What’s Working (With Evidence)
Permanent supportive housing for chronically homeless individuals has demonstrated results locally — people placed in supportive housing units have high retention rates (80%+ remain housed after 12 months). The challenge is scale: each unit costs $250,000-$400,000 to build and $15,000-$20,000 annually to operate.
Rapid rehousing shows positive outcomes for families and individuals whose homelessness is primarily economic. The return-to-homelessness rate for rapid rehousing participants is lower than for people who exit shelter without housing assistance.
Coordinated entry (the system that matches people experiencing homelessness with available resources based on assessed need) has improved targeting — getting higher-need individuals into permanent supportive housing and lower-need individuals into rapid rehousing appropriately.
What Isn’t Working
The fundamental mismatch: the rate of people falling into homelessness continues to outpace the rate at which the system can house people. The shelter/housing pipeline processes fewer people out of homelessness annually than the number flowing in. Without significantly increased housing supply at the affordable end (below 50% AMI), the system cannot achieve net reduction.

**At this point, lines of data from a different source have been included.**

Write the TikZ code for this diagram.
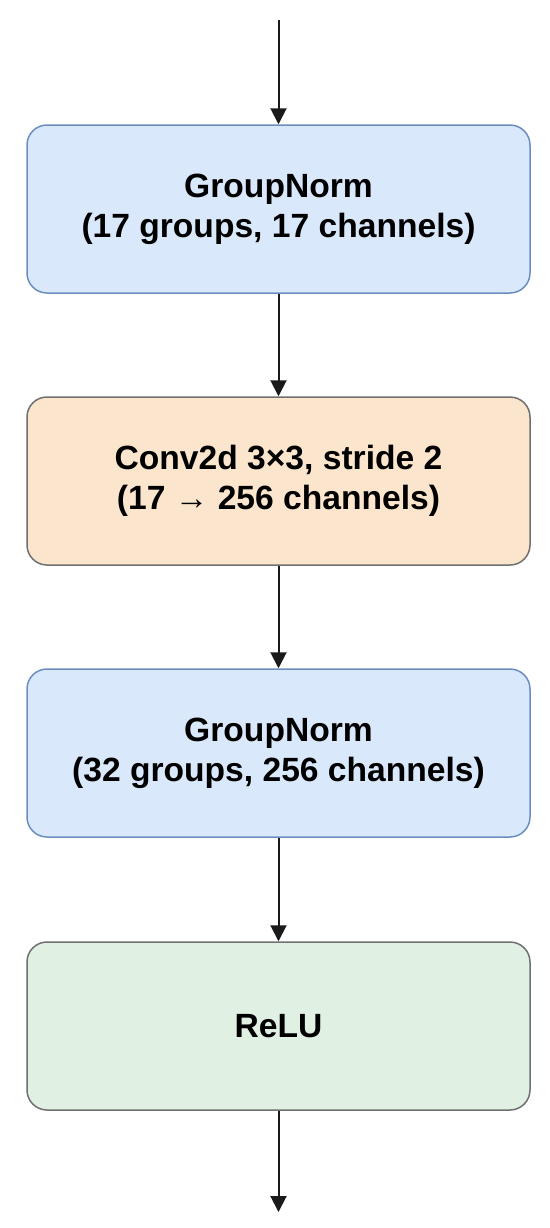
\documentclass[tikz,border=0pt]{standalone}
\usepackage{fontspec}
\setmainfont{Liberation Sans}
\usetikzlibrary{arrows.meta}
\definecolor{bluefill}{HTML}{DAE8FC}
\definecolor{blueline}{HTML}{6C8EBF}
\definecolor{orangefill}{HTML}{FCE5CD}
\definecolor{greenfill}{HTML}{E0F0E2}
\definecolor{grayline}{HTML}{707070}
\definecolor{arrowcol}{HTML}{1A1A1A}
\tikzset{
  block/.style={rounded corners=10pt, line width=0.75pt, minimum width=251.5pt, minimum height=84pt,
    align=center, font=\fontsize{16.8}{20}\selectfont\bfseries, text=black, inner sep=0pt},
  bluebox/.style={block, fill=bluefill, draw=blueline},
  orangebox/.style={block, fill=orangefill, draw=grayline},
  greenbox/.style={block, fill=greenfill, draw=grayline},
  conn/.style={draw=arrowcol, line width=1pt, -{Triangle[width=8pt,length=8pt]}}
}
\begin{document}
\begin{tikzpicture}[x=0.5pt,y=-0.5pt]
\useasboundingbox (0,0) rectangle (550,1228);
\fill[white] (0,0) rectangle (550,1228);
\node[bluebox] (gn1) at (278.5,209) {GroupNorm\\(17 groups, 17 channels)};
\node[orangebox] (conv) at (278.5,481) {Conv2d 3×3, stride 2\\(17 → 256 channels)};
\node[bluebox] (gn2) at (278.5,753) {GroupNorm\\(32 groups, 256 channels)};
\node[greenbox] (relu) at (278.5,1026) {ReLU};
\coordinate (in) at (278.5,20);
\coordinate (out) at (278.5,1212);
\draw[conn] (in) -- (gn1.north);
\draw[conn] (gn1.south) -- (conv.north);
\draw[conn] (conv.south) -- (gn2.north);
\draw[conn] (gn2.south) -- (relu.north);
\draw[conn] (relu.south) -- (out);
\end{tikzpicture}
\end{document}
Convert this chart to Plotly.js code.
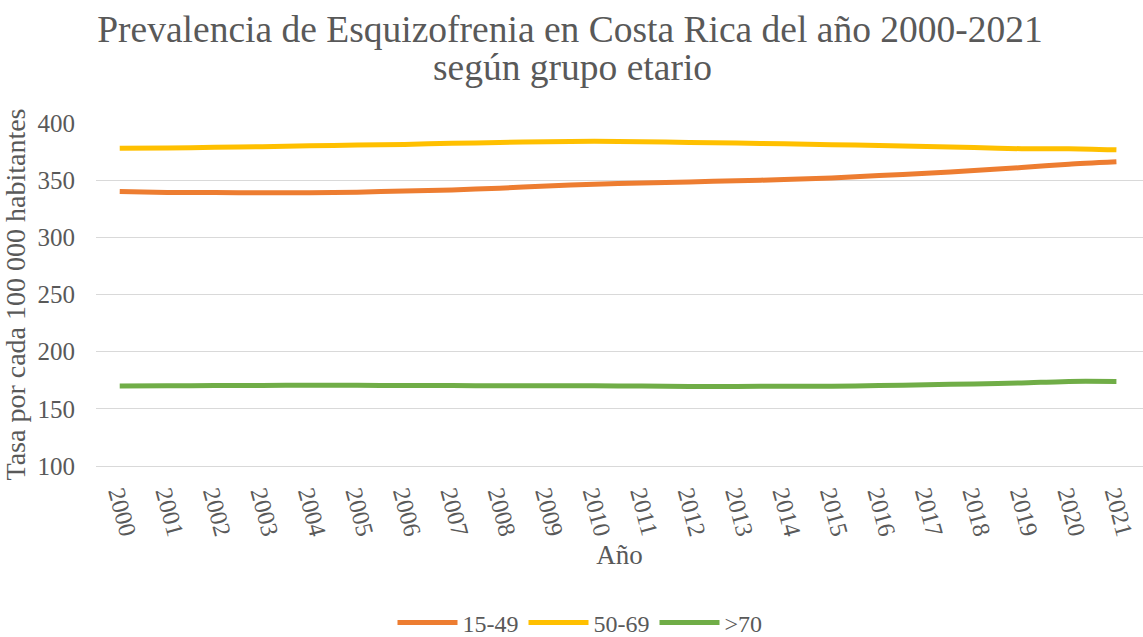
<!DOCTYPE html>
<html>
<head>
<meta charset="utf-8">
<script src="https://cdn.plot.ly/plotly-3.0.1.min.js"></script>
<style>html,body{margin:0;padding:0;background:#fff;}#chart{width:1143px;height:637px;}</style>
</head>
<body>
<div id="chart"></div>
<script>
const years = [2000,2001,2002,2003,2004,2005,2006,2007,2008,2009,2010,2011,2012,2013,2014,2015,2016,2017,2018,2019,2020,2021];
const tickLabels = years.map(String);
const yTicks = [100,150,200,250,300,350,400];
const grp1549 = [340,339.3,339.2,339,339,339.5,340.5,341.5,343,345,346.5,347.5,348.5,349.5,350.5,352,354,356,358.5,361,364,366];
const grp5069 = [378,378.2,378.7,379.3,380,380.7,381.3,382.2,383,383.6,384,383.6,383,382.5,381.8,381,380.3,379.5,378.5,377.5,377.5,376.5];
const grp70 = [170,170.2,170.3,170.5,170.6,170.6,170.4,170.3,170.2,170.2,170.1,169.9,169.6,169.6,169.8,169.8,170.4,171,171.8,172.6,174,174];
const seriesNames = ['15-49','50-69','>70'];
const seriesColors = ['#ED7D31','#FFC000','#70AD47'];
const seriesData = [grp1549, grp5069, grp70];
const titleLine1 = 'Prevalencia de Esquizofrenia en Costa Rica del año 2000-2021';
const titleLine2 = 'según grupo etario';

const font = 'Liberation Serif, Times New Roman, serif';
const grey = '#595959';
const traces = seriesData.map((d,i)=>({
  x: years, y: d, name: seriesNames[i], type:'scatter', mode:'lines',
  line:{color:seriesColors[i], width:5, shape:'spline', smoothing:0.6}
}));

const layout = {
  width:1143, height:637,
  paper_bgcolor:'#fff', plot_bgcolor:'#fff',
  margin:{l:96, r:0, t:123, b:171, autoexpand:false},
  font:{family:font, color:grey, size:24},
  title:{text:titleLine1, font:{family:font, size:37.5, color:grey},
    xref:'container', yref:'container', x:570/1143, xanchor:'center', y:1-29/637, yanchor:'middle', automargin:false},
  annotations:[{text:titleLine2, xref:'paper', yref:'paper', x:(572-96)/1047, y:(466-67)/343,
    xanchor:'center', yanchor:'middle', showarrow:false, font:{family:font, size:37.5, color:grey}}],
  xaxis:{range:[1999.5,2021.56], tickmode:'array', tickvals:years, ticktext:tickLabels, automargin:false,
    tickangle:75, showgrid:false, zeroline:false, showline:true, linecolor:'#d9d9d9', linewidth:1.3,
    ticks:'', ticklabelstandoff:3, ticklabeloverflow:'allow',
    tickfont:{family:font, size:24.5, color:grey},
    title:{text:'Año', font:{family:font, size:27, color:grey}, standoff:7}},
  yaxis:{range:[100,400], tickvals:yTicks, showgrid:true, gridcolor:'#d9d9d9', gridwidth:1.3, automargin:false,
    zeroline:false, showline:false, ticks:'', ticklabelstandoff:20,
    tickfont:{family:font, size:25, color:grey},
    title:{text:'Tasa por cada 100 000 habitantes', font:{family:font, size:28, color:grey}, standoff:8}},
  showlegend:true,
  legend:{orientation:'h', x:(580-96)/1047, xanchor:'center', y:(466-623)/343, yanchor:'middle',
    font:{family:font, size:24, color:grey}, itemwidth:60, tracegroupgap:0}
};
Plotly.newPlot('chart', traces, layout, {displayModeBar:false, staticPlot:true});
</script>
</body>
</html>
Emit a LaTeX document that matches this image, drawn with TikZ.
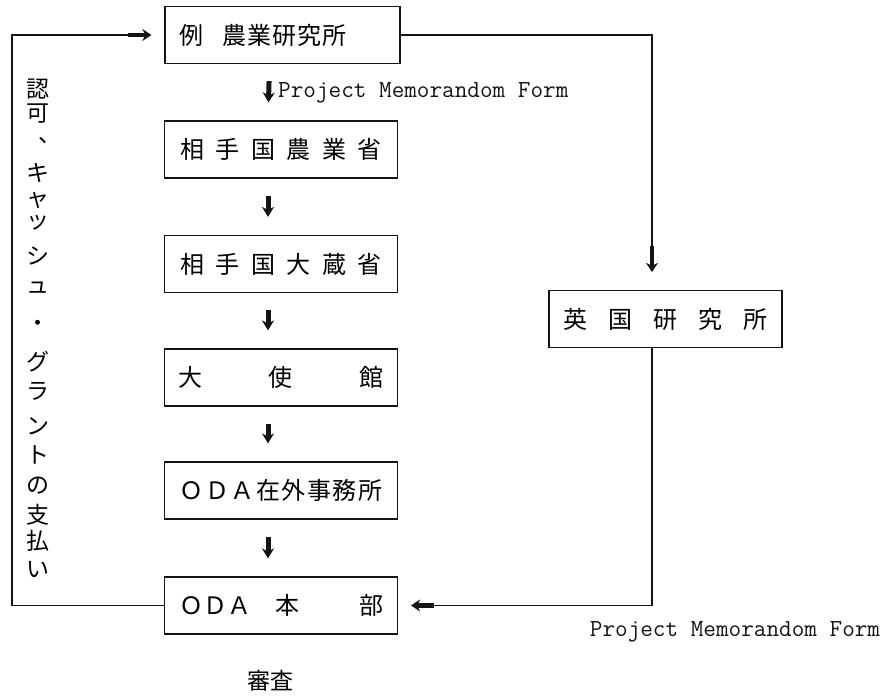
\documentclass[tikz,border=0pt]{standalone}
\usepackage{fontspec}
\setmainfont{Noto Sans CJK JP}
\usepackage{xcolor}
\definecolor{inkblack}{RGB}{20, 20, 20}
\usepackage{tikz}
\usetikzlibrary{arrows.meta, positioning, calc}

\begin{document}
\begin{tikzpicture}[x=1pt, y=-1pt, >=Stealth,
    stagebox/.style={draw=inkblack, line width=1.2pt, minimum width=233pt, minimum height=57pt, inner sep=0pt, font=\fontsize{24}{26}\selectfont},
    flowarrow/.style={-{Stealth[length=10pt,width=12pt]}, line width=5pt, inkblack, shorten <=17pt, shorten >=18pt},
    loopline/.style={line width=1.2pt, inkblack},
    stubarrow/.style={-{Stealth[length=9pt,width=12pt]}, line width=4.5pt, inkblack},
    memo/.style={font=\ttfamily\fontsize{24.5}{26}\selectfont, inner sep=0pt, inkblack}]
    \useasboundingbox (0,0) rectangle (896,700);

    \node[stagebox, minimum width=235pt] (lab) at (282.5,35) {\makebox[206pt][l]{例\hspace{19pt}農\kern1pt 業\kern1pt 研\kern1pt 究\kern1pt 所}};
    \node[stagebox] (agri) at (281,149.5) {\makebox[202pt][s]{相\hfill 手\hfill 国\hfill 農\hfill 業\hfill 省}};
    \node[stagebox] (fin) at (281,264) {\makebox[202pt][s]{相\hfill 手\hfill 国\hfill 大\hfill 蔵\hfill 省}};
    \node[stagebox] (emb) at (281,377.5) {\makebox[205pt][s]{大\hfill 使\hfill 館}};
    \node[stagebox] (odaf) at (281,490.5) {\makebox[203pt][s]{Ｏ\hfill Ｄ\hfill Ａ\hfill 在\hfill 外\hfill 事\hfill 務\hfill 所}};
    \node[stagebox] (odah) at (281,605.5) {\makebox[204pt][s]{ＯＤＡ　本\hfill 部}};
    \node[stagebox] (uk) at (665.5,319) {\makebox[205pt][s]{英\hfill 国\hfill 研\hfill 究\hfill 所}};

    \foreach \a/\b in {lab/agri, agri/fin, fin/emb, emb/odaf, odaf/odah}
        \draw[flowarrow] ([xshift=-13pt]\a.south) -- ([xshift=-13pt]\b.north);
    \node[memo, anchor=west] (memoA) at (278,93) {Project Memorandom Form};

    \coordinate (lcorner) at (12,35);
    \coordinate (lstub) at (128,35);
    \draw[loopline] (odah.west) -| (lcorner) -- (lstub);
    \draw[stubarrow, shorten >=13pt] (lstub) -- (lab.west);

    \coordinate (rcorner) at (652,35);
    \coordinate (rstub) at (652,246);
    \draw[loopline] (lab.east) -- (rcorner) -- (rstub);
    \draw[stubarrow, shorten >=18pt] (rstub) -- (rstub |- uk.north);

    \coordinate (bcorner) at (652,605.5);
    \coordinate (bstub) at (434,605.5);
    \draw[loopline] (rstub |- uk.south) -- (bcorner) -- (bstub);
    \draw[stubarrow, shorten >=13pt] (bstub) -- (odah.east);
    \node[memo] (memoB) at (735,632) {Project Memorandom Form};

    \foreach \c/\y/\dx [count=\i] in {認/89/0, 可/114/0, 、/141/12, キ/173/0, ャ/200/0, ッ/223/0, シ/256/0, ュ/288/0, ・/326/0, グ/362/0, ラ/391/0, ン/426/0, ト/455/0, の/486/0, 支/515/0, 払/541/0, い/570/0}
        \node[font=\fontsize{23}{25}\selectfont, inner sep=0pt] (v\i) at (38+\dx,\y) {\c};

    \node[font=\fontsize{23}{25}\selectfont] (review) at (270,681) {審査};
\end{tikzpicture}
\end{document}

Encampment sweeps without sufficient shelter alternatives are widely acknowledged (even by the city) to not resolve homelessness — they displace people, disrupt service connections, and cost money without reducing the unsheltered population. They respond to visible-symptom complaints rather than addressing the underlying cause.
The political conversation remains stuck between “enforce the law” and “provide housing first” camps, with insufficient energy directed at the housing production pipeline that both approaches ultimately depend on.
Frequently Asked Questions
How many homeless people are in Tacoma?
The Pierce County Point-in-Time Count identifies approximately 1,800-2,200 individuals experiencing homelessness on any given night, with the majority in Tacoma. This is a single-night snapshot — the number who experience homelessness at some point during a year is significantly higher.
What is the city doing about encampments in Tacoma?
The city conducts periodic removals under its camping ban, generally offering shelter or services before clearing sites. Cleared areas often reoccupy as displaced individuals move to adjacent locations. The approach has evolved since the 2024 Grants Pass Supreme Court decision gave cities more enforcement latitude.
Is there enough shelter space in Tacoma?
No. On most nights, demand exceeds supply. Additionally, not all unsheltered individuals will accept available shelter due to rules, safety concerns, pet restrictions, or couple separation policies. Low-barrier shelters reduce but don’t eliminate these barriers.
What housing programs does Tacoma offer for homeless individuals?
Key programs include rapid rehousing (short-term rental assistance), permanent supportive housing (long-term subsidized housing with services), outreach teams, and diversion/prevention (emergency rental assistance and eviction prevention). Funding comes from city, county, state, and federal sources.
Why does Tacoma have a homeless problem?
The primary driver is housing affordability — the gap between what the lowest-income residents can pay and what housing costs has widened steadily. Contributing factors include mental health system gaps, substance use disorder, domestic violence, and economic shocks. The visible encampments are a symptom of insufficient affordable housing supply relative to demand.